Wal-Mart may sell everything, but they couldn’t buy an election.
After a story I spotted yesterday, I was planning to do more in-depth research of Wal-Mart before writing about them. I still intend to do this, because I have heard various reports about the lies and abuses of this company — and my gut tells me that they are destructive of communities. After all, how can replacing multiple small stores servicing the needs of thousands of people per day with one large store which operates with a fewer number of people on the floor really “create jobs”?
Besides that, they’re the perfect example of something I’ve discussed frequently with friends in offline conversations. Corporations — at least as they operate today — are inimical to a sound social fabric. One of the reasons for this is that corporations have just one real goal: Bringing profit to shareholders.
Now, there’s nothing wrong with this so long as corporations are small and focused. By small, I mean not larger than perhaps $1 million in revenue per year; by focused, I mean not (like Walmart) selling everything under the sun from groceries to furniture to books to tires to appliances. When corporations become unfocused and large, they begin to drive not just a few smaller businesses out of business, but nearly all small businesses. Then we’re left with an impoverished market. No longer can we obtain a variety of items. Today, for example, I can buy any one of about six models of computer in my town — and all of them running the same operating system (Windows XP Home, yuck!). Sure, I can go to about five different stores to get them. But somehow, that just doesn’t seem like variety.
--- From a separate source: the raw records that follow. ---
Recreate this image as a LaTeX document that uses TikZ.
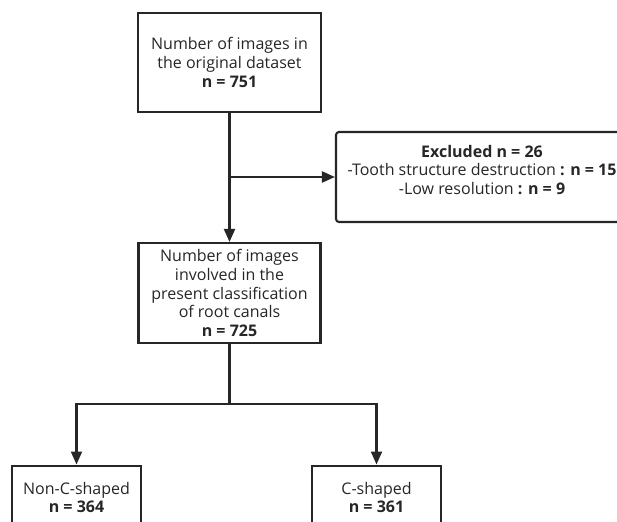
\documentclass[tikz,border=0pt]{standalone}
\usepackage{fontspec}
\setmainfont{Open Sans}
\usetikzlibrary{arrows.meta}
\definecolor{ink}{HTML}{262626}
\tikzset{
  box/.style={draw=ink, line width=2.1pt, rectangle, inner sep=0pt},
  txt/.style={align=center, text=ink, font=\fontsize{16}{18.6}\selectfont},
  conn/.style={draw=ink, line width=2.1pt},
  arr/.style={conn, -{Triangle[length=13pt,width=11pt]}}
}
\begin{document}
\begin{tikzpicture}[x=1pt,y=-1pt]
\useasboundingbox (0,0) rectangle (617,521);
\clip (0,0) rectangle (617,521);
\node (top) [box, txt, minimum width=183pt, minimum height=99pt] at (229.5,62.5)
  {Number of images in\\the original dataset\\\textbf{n = 751}};
\node (excl) [box, rounded corners=3pt, minimum width=292pt, minimum height=90pt] at (482,177) {};
\node (excltext) [txt] at (482,170)
  {\textbf{Excluded n = 26}\\-Tooth structure destruction \textbf{: n = 15}\\-Low resolution \textbf{: n = 9}};
\node (mid) [box, txt, minimum width=182pt, minimum height=100pt] at (229.5,293)
  {Number of images\\involved in the\\present classification\\of root canals\\\textbf{n = 725}};
\node (left) [box, txt, anchor=north, minimum width=129pt, minimum height=64pt] at (76.5,464.5)
  {Non-C-shaped\\\textbf{n = 364}};
\node (right) [box, txt, anchor=north, minimum width=129pt, minimum height=64pt] at (376.5,464.5)
  {C-shaped\\\textbf{n = 361}};
\draw[arr] (top.south) -- (mid.north);
\coordinate (branch) at (top.south |- excl.west);
\draw[arr] (branch) -- (excl.west);
\draw[conn] (mid.south) -- ++(0,60) coordinate (split);
\draw[arr] (split) -| (left.north);
\draw[arr] (split) -| (right.north);
\end{tikzpicture}
\end{document}
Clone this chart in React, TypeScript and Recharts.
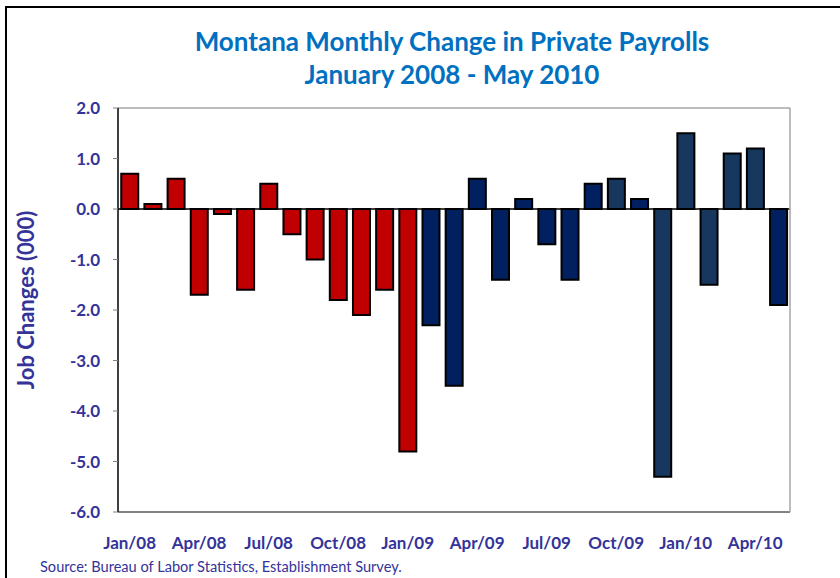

When corporations become very large, they start not just to influence governments, which is something corporations have always done via contributions to political campaigns, but they try to actually ignore them.
This is what happened with Wal-Mart in Inglewood, California. After the Inglewood City Council voted down a Wal-Mart proposal, Wal-Mart funded a campaign to overrule the city. And this isn’t the first time that Wal-Mart has tried to overpower a city. In September 2003, Wal-Mart sued Tucson for banning the Supercenters which allow Wal-Mart to destroy not just a handful of small businesses, but nearly all small businesses and quite a few larger ones (like FAO Schwartz). Two months later, Wal-Mart — which in Inglewood touted their ballot initiative as “the most direct form of democracy” — sued to stop an anti-Wal-Mart group which was collecting signatures for a vote against Supercenters. It seems the only ballot measures Wal-Mart favors are those which they sponsor.
Today comes the story that the citizens of Inglewood were not as stupid as Wal-Mart thought they were. More than 60 percent voted “no” on the Wal-Mart proposal!
This is a good move. As had been previously noted, this proposal would have forced the city to accept Wal-Mart’s proposal in spite of any impact it would have on sewage systems, traffic and other areas the city is responsible not only for creating, but for maintaining. Wal-Mart was willing to spend more than $1 million on this campaign to force the government’s hand; a fraction of that was spent by opponents.
Don’t misunderstand this blog entry. Wal-Mart is not inherently evil. It’s just a corporation like any other corporation; this is what corporations do. No one sits up in some office and says, “I’m going to get you, Inglewood! … And your little dog, too!” Corporations are run by human beings and there’s no reason to doubt that these human beings aren’t like other human beings. There’s no reason to doubt that they have good intentions, altruistic feelings and care about people. But the function of a corporation is to make money for shareholders. And sometimes making money gets in the way of doing the right thing.
This is why, while we very much need corporations for some things, their rights, reach and rise to power needs to be checked. This is why the Founding Fathers actually considered an amendment that would have limited the lives and scope of corporations.
This is why we need to consider laws to do the same.
1 response so far ↓
1 Harry // Apr 7, 2004 at 9:15 am
Corporations are institution’s with a directive to produce ever-increasing profit for it’s shareholders regardless of the cost to anyone, or anything else. these institutions are required by thier own laws to place the pursuit of profit over people. Over concern for the environment. Over even the planet itself.
Imbuing them with this pathological nature is a recent human achievement.
150 years ago a corporation was merely an organized way of doing business. Today it is a global power that uses its status as a “person” to claim rights under the constitution.
Considering the odd legal fiction that deems a corporation a “person” in the eyes of the law, the feature documentary “CORPORATON” (see link below) employs a checklist, based on actual diagnostic criteria of the World Health Organization and DSM IV, the standard tool of psychiatrists and psychologists. What emerges is a disturbing diagnosis.
Self-interested, amoral, callous and deceitful, a corporation’s operational principles make it anti-social. It breaches social and legal standards to get its way even while it mimics the human qualities of empathy, caring and altruism. It suffers no guilt.
Diagnosis: the institutional embodiment of laissez-faire capitalism fully meets the diagnostic criteria of a psychopath.